O governo federal desperdiçou cerca de R$ 260 milhões em vacinas Coronavac que venceram ou estão prestes a expirar nos estoques do Ministério da Saúde. A compra de 10 milhões de doses foi realizada em setembro de 2023, quando o imunizante já não era mais a principal opção na campanha de vacinação contra a Covid-19.
O processo de aquisição se estendeu por sete meses, de fevereiro a setembro de 2023, resultando na entrega tardia das doses em outubro. O Ministério da Saúde isentou o Instituto Butantan da obrigação de substituir os lotes com validade inferior ao prazo estipulado no contrato, dias antes da entrega.
Dados obtidos via Lei de Acesso à Informação revelam que aproximadamente oito milhões de doses permanecem no estoque do ministério, todas vencidas ou próximas do prazo de validade. O prejuízo pode ser ainda maior, pois o “vacinômetro” do Ministério da Saúde indica que doses distribuídas aos estados e municípios também perderam a validade.
Desde outubro de 2023, apenas 260 mil unidades da Coronavac foram aplicadas no país, sugerindo que mais de 97% da compra pode ter sido desperdiçada. O Ministério da Saúde não esclareceu por que manteve a aquisição de uma vacina que já estava em desuso no Sistema Único de Saúde (SUS).
A pasta afirmou que a compra foi destinada ao público infantil, visando completar o esquema vacinal de crianças de 3 a 11 anos. No entanto, especialistas questionam a decisão, argumentando que em outubro de 2023 já não era mais recomendado o uso da Coronavac por não estar atualizada para as novas variantes do vírus.
O contrato, o mais volumoso de vacinas da Covid assinado no primeiro ano do atual governo, não foi amplamente divulgado, aparecendo apenas no Diário Oficial da União. Em dezembro de 2023, o ministério alterou as orientações sobre a campanha de imunização, limitando o uso da Coronavac a “situações específicas”.
O Instituto Butantan afirmou que entregou as doses dentro do prazo de validade estipulado pelo Ministério da Saúde. No entanto, documentos mostram que as vacinas tinham entre 38,3% e 43,5% da validade já consumida no momento da entrega, superando o limite de 35% estabelecido no contrato.

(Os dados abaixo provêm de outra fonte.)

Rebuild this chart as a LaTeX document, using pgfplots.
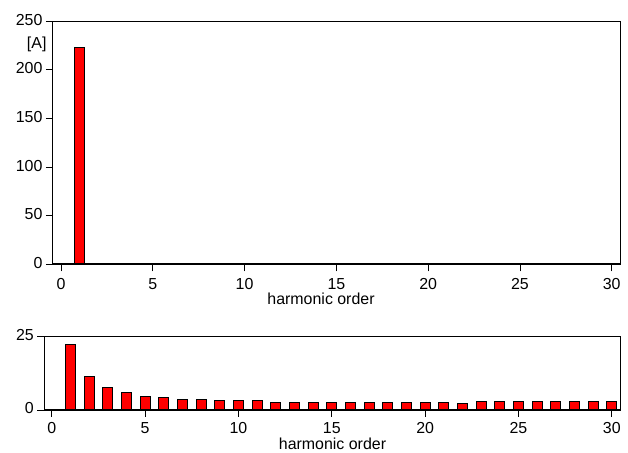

A decisão de dispensar a exigência de troca das doses com validade curta foi tomada por e-mail, sem parecer jurídico anexado ao processo. Técnicos da pasta justificaram a medida citando o atraso na aquisição e restrições da Anvisa para a produção de novos lotes.
O governo federal, que elegeu como prioridade a retomada das coberturas vacinais, enfrenta dificuldades para adquirir doses suficientes da vacina contra a Covid-19 para iniciar uma nova campanha nacional de imunização. Em 2023, além da compra da Coronavac, foram feitos apenas aditivos de contratos negociados pela gestão anterior.
Para 2024, o Ministério da Saúde promete entregar 70 milhões de imunizantes, mas até o momento fechou apenas uma compra emergencial de 12,5 milhões de vacinas da Moderna, adaptadas à variante XBB, com entrega prevista para maio. Uma nova licitação para até 69 milhões de doses está em andamento.
O episódio evidencia desafios na gestão e planejamento das compras de vacinas, resultando em significativo desperdício de recursos públicos em um momento crítico para a saúde pública nacional.